Clementi’s success as a performer persuaded him to travel. In 1780 he played for Queen Marie Antoinette in France and early in 1782 performed for her brother, the Emperor Joseph II, in Vienna. Mozart met Clementi in January, when they were both summoned to play for the Emperor. Mozart had a poor opinion of Clementi’s musical taste and feeling, but grudgingly admitted his technical ability in right-hand playing of passages in thirds, otherwise dismissing him as a mere mechanicus. It should be added that Mozart was often disparaging about the abilities of his contemporaries, as he was of Clementi on a later occasion. In a letter to his father in June 1783 he describes Clementi as a ciarlatano, like all Italians, accusing him of marking movements as Presto or Prestissimo, but actually playing them Allegro; according to Mozart all Clementi could do were passages in thirds, while completely lacking in expression, taste or feeling. Clementi was more generous in his assessment of Mozart, and as a publisher was later of service to Beethoven, who had a high regard for Clementi as a composer.

In 1785 Clementi returned to England, winning a reputation for himself there as a performer and teacher, although as a composer he was eclipsed in the 1790s by the presence in London of Haydn. It was in these years that he involved himself in piano manufacture and music publishing in London, first with Longman & Broderip, and from 1798, after the firm’s bankruptcy, with Longman, and others. In the earlier years of the 19th century he travelled abroad in the interests of the business, accompanied at first by his pupil John Field, who served as a demonstrator of Clementi’s wares and later left a somewhat prejudiced account of his experiences after he parted company with Clementi in Russia.

From 1810 Clementi was again in England, where he was much respected, not least for his teaching compositions, his Introduction to the Art of Playing the Piano Forte of 1801, revised in 1826, and the famous Gradus ad Parnassum, completed and published in the latter year. He retired from business in 1830, settling first in Lichfield and then in Evesham, where he died in 1832, to be buried in Westminster Abbey. His legacy to pianists was a significant one, both through his compositions and his teaching, an introduction to a new virtuosity and exploration of the possibilities of a newly developed instrument in a society that had changed greatly since his own childhood in Italy. Born four years before Mozart, he outlived Beethoven by four years.

The Sonata in B flat major, Op. 24, No. 2 had been played in the contest between Clementi and Mozart. The Sonata in F major, Op. 24, No. 1, seemingly published in Paris in 1784, has enjoyed less fame. The brilliant first movement, with its hand-crossing, is in due Classical form, followed by a B flat major Adagio. The Sonata ends with a theme and variations in a movement that finds a place for a cadenza, before moving into a lively 6/8.

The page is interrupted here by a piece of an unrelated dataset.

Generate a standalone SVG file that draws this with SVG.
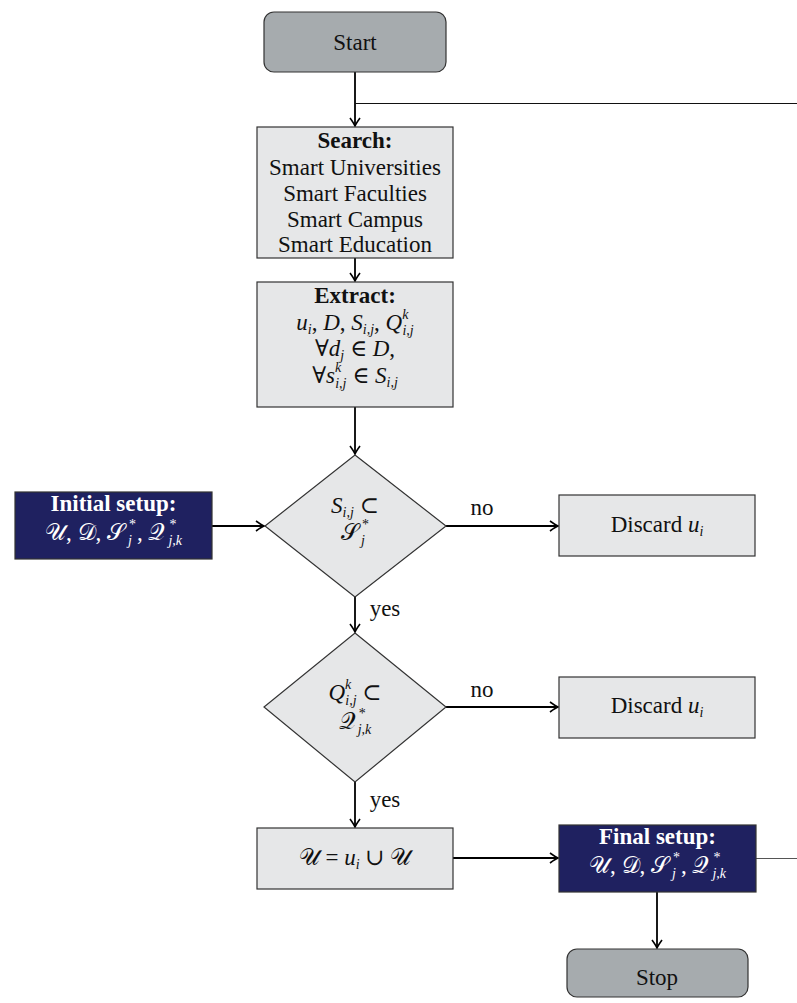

The six sonatas that make up Op. 1 are dedicated to Sir Peter Beckford and are dated 1771. These pieces were later revised, appearing in a French edition dedicated to Madame Duvivier. The Sonata in A major, Op. 1a, No. 4 offers two movements, both Larghetto and Tempo di minuetto, with melodic interest chiefly in the right hand. The Sonata is included in the revised version, Op. 1a. The fifth work in the revised version is a four-voice fugue in A minor, which is included in the Gradus ad Parnassum, Op. 44, No. 69. The first sonata in the revised Op. 1a is a Sonata in F major, the second of its two movements a set of variations on a melody popular in France at the time, La pantoufle. The Sonata in E major, Op. 1, No. 6 ends the first set of sonatas.

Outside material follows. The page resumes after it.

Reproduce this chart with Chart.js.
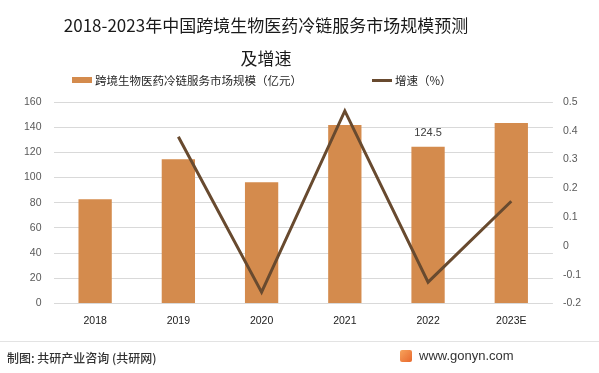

The Sonata in B flat major, Op. 13, No. 4 is one of a set of six, published in 1785. It opens with an energetic Allegro con spirito which includes chances for technical display. The following Adagio is in E flat major, while the rapid final Allegro assai is broken by sudden pauses, before the reemergence of the principal theme.

The Sonata in F major, Op. 26 was published in 1791. The first movement is in the customary sonata-allegro form and is followed by a Rondeau in which dotted rhythms have a recurrent part to play, both movements models of the Classical form in which they are framed.